The palace said the 95-year-old monarch made the decision on Sunday morning ‘with great regret’ and is ‘disappointed’ to miss the event.
Queen Elizabeth had planned on attending the Remembrance Day service at the Cenotaph in London on Sunday and it would have marked her first in-person public engagement since she was advised to rest following a night in hospital last month.
It is understood the Queen’s back sprain is unrelated to her doctor’s recent advice to rest.
Buckingham Palace said: ‘The Queen, having sprained her back, has decided this morning with great regret that she will not be able to attend today’s Remembrance Sunday Service at the Cenotaph.
Pictured: Prince Charles lead the royal family at this year’s Remembrance Sunday ceremony at the Cenotaph in Whitehall, central London and laid a wreath on behalf of his mother the Queen after she was forced to miss the event due to a back injury
The Duke and Duchess of Cambridge pictured in attendance at the Remembrance Sunday ceremony in London this morning
‘Her Majesty is disappointed that she will miss the service.
‘As in previous years, a wreath will be laid on Her Majesty’s behalf by the Prince of Wales.
‘His Royal Highness, along with the Duchess of Cornwall, the Duke and Duchess of Cambridge, the Earl and Countess of Wessex, the Princess Royal and Vice Admiral Sir Tim Laurence, the Duke and Duchess of Gloucester, the Duke of Kent and Princess Alexandra will be present at the Cenotaph today as planned.’
The event on Whitehall was given added poignancy by a return to pre-pandemic numbers of participating veterans and military, as well as onlookers.
The Prince of Wales and Prime Minister were among those laying a wreath at the war memorial for the National Service of Remembrance.
Boris Johnson, who appeared sombre as he laid a wreath, said it was a moment to ‘come together to remember those who sacrificed everything in service of our country’.
Pictured: Crowds gather ahead of the Remembrance Sunday service at the Cenotaph, in Whitehall, London, this morning
Wreaths of poppies were laid at the foot of the Cenotaph in London today as the country marked Remembrance Sunday
Only the rustling of leaves and the chirping of birds could be heard as thousands of people held the two-minute silence at 11am in honour of all those who have lost their lives in conflict.
Labour leader Sir Keir Starmer stood beside the Prime Minister while former prime ministers lined up behind Mr Johnson, with John Major, Tony Blair, Gordon Brown, David Cameron and Theresa May all paying their respects.

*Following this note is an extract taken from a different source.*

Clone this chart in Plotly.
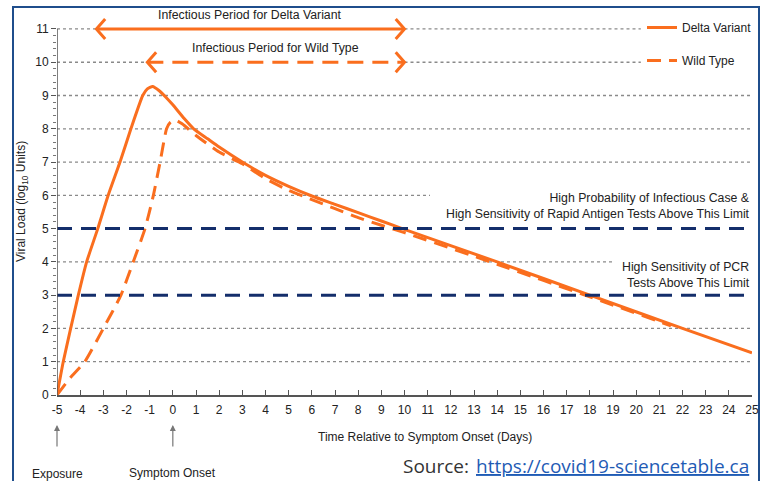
import plotly.graph_objects as go

# ---------------- data ----------------
delta_days = [-5, -4.73, -4.41, -4.08, -3.72, -3.24, -2.79, -2.28, -1.81, -1.30, -1.1, -0.87,
              -0.6, -0.3, 0, 0.5, 0.9, 1.5, 2, 3, 4, 5, 6, 7, 8, 9, 9.9, 14, 18, 22, 25]
delta_load = [0, 1, 2, 3, 4, 5, 6, 7, 8, 9, 9.2, 9.27,
              9.15, 8.95, 8.72, 8.3, 8.0, 7.7, 7.45, 7.0, 6.6, 6.27, 5.98, 5.73, 5.48, 5.23, 5.0,
              4.0, 3.0, 2.0, 1.27]

wild_days = [-5, -4.44, -3.8, -3.0, -2.24, -1.71, -1.2, -0.84, -0.55, -0.27, -0.1, 0.09, 0.4,
             1, 2, 3, 4, 5, 6, 7, 8, 9, 10, 14, 18, 21.5]
wild_load = [0, 0.51, 1, 2, 3, 4, 5, 6, 7, 8, 8.2, 8.27, 8.15,
             7.8, 7.3, 6.95, 6.5, 6.15, 5.87, 5.6, 5.33, 5.1, 4.88, 3.93, 2.95, 2.08]

delta_period = [-3.3, 10]   # infectious period (days), drawn at level 11
wild_period = [-1.1, 10]    # infectious period (days), drawn at level 10
period_levels = [11, 10]

thresholds = [5, 3]
threshold_labels = ["High Probability of Infectious Case &<br>High Sensitivity of Rapid Antigen Tests Above This Limit",
                    "High Sensitivity of PCR<br>Tests Above This Limit"]

x_ticks = list(range(-5, 26))
y_ticks = list(range(0, 12))

# ---------------- style ----------------
ORANGE = "#FA6E1E"
NAVY = "#142E6B"
GRID = "#8A8A8A"
AXIS = "#555555"
TXT = "#222222"
FONT = "Liberation Sans, Arial, sans-serif"
FS = 12.3

W, H = 767, 481
ML, MR, MT, MB = 57, 15, 9, 86
PW, PH = W - ML - MR, H - MT - MB


def px_x(p):
    return (p - ML) / PW


def px_y(p):
    return (H - MB - p) / PH


fig = go.Figure()

fig.add_trace(go.Scatter(x=delta_days, y=delta_load, mode="lines", name="Delta Variant",
                         line=dict(color=ORANGE, width=3, shape="spline", smoothing=0.5),
                         legendgroup="a", hoverinfo="skip"))
fig.add_trace(go.Scatter(x=wild_days, y=wild_load, mode="lines", name="Wild Type",
                         line=dict(color=ORANGE, width=3, dash="14px,8px", shape="spline", smoothing=0.5),
                         legendgroup="b", hoverinfo="skip"))

# infectious period arrows
head_len, head_h = 0.38, 0.3
for per, lvl, dash in [(delta_period, period_levels[0], "solid"), (wild_period, period_levels[1], "16px,9px")]:
    fig.add_trace(go.Scatter(x=per, y=[lvl, lvl], mode="lines", showlegend=False, hoverinfo="skip",
                             line=dict(color=ORANGE, width=3, dash=dash)))
    fig.add_trace(go.Scatter(x=[per[0] + head_len, per[0], per[0] + head_len],
                             y=[lvl + head_h, lvl, lvl - head_h], mode="lines", showlegend=False,
                             hoverinfo="skip", line=dict(color=ORANGE, width=3)))
    fig.add_trace(go.Scatter(x=[per[1] - head_len, per[1], per[1] - head_len],
                             y=[lvl + head_h, lvl, lvl - head_h], mode="lines", showlegend=False,
                             hoverinfo="skip", line=dict(color=ORANGE, width=3)))

shapes = []
# dotted grid lines of varying extent
grid_specs = [(11, [(-5, delta_period[0]), (delta_period[1], 20.2)]),
              (10, [(-5, wild_period[0]), (wild_period[1], 20.2)]),
              (9, [(-5, 25)]), (8, [(-5, 25)]), (7, [(-5, 25)]),
              (6, [(-5, 11.1)]), (4, [(-5, 19.0)]), (2, [(-5, 25)]), (1, [(-5, 25)])]
for lvl, segs in grid_specs:
    for a, b in segs:
        shapes.append(dict(type="line", xref="x", yref="y", x0=a, x1=b, y0=lvl, y1=lvl, layer="below",
                           line=dict(color=GRID, width=1.3, dash="3px,3px")))
# threshold lines
for t in thresholds:
    shapes.append(dict(type="line", xref="x", yref="y", x0=-5, x1=25, y0=t, y1=t, layer="above",
                       line=dict(color=NAVY, width=3, dash="15px,9px")))
# y axis line
shapes.append(dict(type="line", xref="x", yref="y", x0=-5, x1=-5, y0=0, y1=11,
                   line=dict(color=AXIS, width=1.5)))
# outer border
shapes.append(dict(type="rect", xref="paper", yref="paper", x0=px_x(13), x1=px_x(759),
                   y0=px_y(520), y1=px_y(7), line=dict(color="#1F4E8C", width=2)))

annotations = []
annotations.append(dict(x=sum(delta_period) / 2, y=11.42, xref="x", yref="y", showarrow=False,
                        text="Infectious Period for Delta Variant", font=dict(size=FS, color=TXT, family=FONT)))
annotations.append(dict(x=sum(wild_period) / 2, y=10.42, xref="x", yref="y", showarrow=False,
                        text="Infectious Period for Wild Type", font=dict(size=FS, color=TXT, family=FONT)))
for t, lab, yy in zip(thresholds, threshold_labels, [5.68, 3.61]):
    annotations.append(dict(x=25, y=yy, xref="x", yref="y", showarrow=False, xanchor="right",
                            align="right", text=lab, font=dict(size=FS, color=TXT, family=FONT)))
annotations.append(dict(x=px_x(22), y=0.5, xref="paper", yref="paper", showarrow=False, textangle=-90,
                        xanchor="center", yanchor="middle",
                        text="Viral Load (log<sub>10</sub> Units)", font=dict(size=12, color=TXT, family=FONT)))
annotations.append(dict(x=px_x(425), y=px_y(437), xref="paper", yref="paper", showarrow=False,
                        xanchor="center", yanchor="middle",
                        text="Time Relative to Symptom Onset (Days)", font=dict(size=12, color=TXT, family=FONT)))
for xd, lab, ty in [(-5, "Exposure", 474), (0, "Symptom Onset", 473)]:
    annotations.append(dict(x=xd, y=px_y(425), xref="x", yref="paper", text="", showarrow=True,
                            ax=0, ay=23, arrowhead=2, arrowsize=1, arrowwidth=1.2, arrowcolor="#777777"))
    annotations.append(dict(x=xd, y=px_y(ty), xref="x", yref="paper", showarrow=False, text=lab,
                            xanchor="center", yanchor="middle",
                            font=dict(size=12, color=TXT, family=FONT)))
annotations.append(dict(x=px_x(471), y=px_y(466), xref="paper", yref="paper", showarrow=False,
                        xanchor="right", yanchor="middle", text="Source:",
                        font=dict(size=19, color="#333333", family="Open Sans, sans-serif")))
annotations.append(dict(x=px_x(751), y=px_y(466), xref="paper", yref="paper", showarrow=False,
                        xanchor="right", yanchor="middle", text="https://covid19-sciencetable.ca",
                        font=dict(size=19, color="#1F5BB5", family="Open Sans, sans-serif",
                                  lineposition="under")))

fig.update_layout(
    width=W, height=H, margin=dict(l=ML, r=MR, t=MT, b=MB),
    paper_bgcolor="white", plot_bgcolor="white",
    shapes=shapes, annotations=annotations,
    showlegend=True,
    legend=dict(x=px_x(642), y=px_y(13), xanchor="left", yanchor="top", bgcolor="rgba(0,0,0,0)",
                font=dict(size=12, color=TXT, family=FONT), tracegroupgap=14, traceorder="grouped",
                itemwidth=30),
    xaxis=dict(range=[-5, 25], tickvals=x_ticks, ticktext=[str(v) for v in x_ticks], showgrid=False,
               zeroline=False, showline=True, linecolor=AXIS, linewidth=1.5, ticks="inside", ticklen=5,
               tickcolor=AXIS, tickfont=dict(size=12, color=TXT, family=FONT), ticklabelstandoff=3,
               automargin=False),
    yaxis=dict(range=[0, 11.6], tickvals=y_ticks, ticktext=[str(v) for v in y_ticks], showgrid=False,
               zeroline=False, showline=False, ticks="outside", ticklen=5, tickcolor=AXIS,
               tickfont=dict(size=12, color=TXT, family=FONT), automargin=False,
               minor=dict(tickvals=[i / 5 for i in range(0, 56)], ticks="outside", ticklen=3,
                          tickcolor="#777777")),
)

fig.write_html("out.html", config={"displayModeBar": False},
               post_script="document.body.style.margin='0';")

The Duke of Cambridge, Earl of Wessex and Princess Royal also laid wreaths at the memorial.
Looking on from a balcony of the Foreign, Commonwealth and Development Office building were the Duchess of Cornwall, Duchess of Cambridge and Countess of Wessex.
Buckingham Palace said the Queen was forced to miss the Remembrance service due to a back injury. Pictured last year
The Queen is said to be deeply disappointed to miss the service – which she regards as one of the most significant engagements of the year – and she hopes to continue as planned with her schedule of light official duties next week.
The monarch, who served in World War II as a army driver and mechanic, was due to watch the service at the war memorial in central London from the balcony of the Foreign, Commonwealth and Development Office building.
Her attendance at the service was confirmed by the palace on Thursday after she was ordered to rest by royal doctors just over three weeks ago and spent a night in hospital on October 20 undergoing preliminary tests.
The palace had previously said it was the Queen’s ‘firm intention’ to attend the annual wreath-laying service in Whitehall.
The monarch, who lived through the Second World War as a teenager, is head of the armed forces and attaches great importance to the poignant service and to commemorating the sacrifices made by fallen servicemen and women.
She started the Second World War as a schoolgirl but ended it in uniform as a junior commander with the Auxiliary Territorial Service.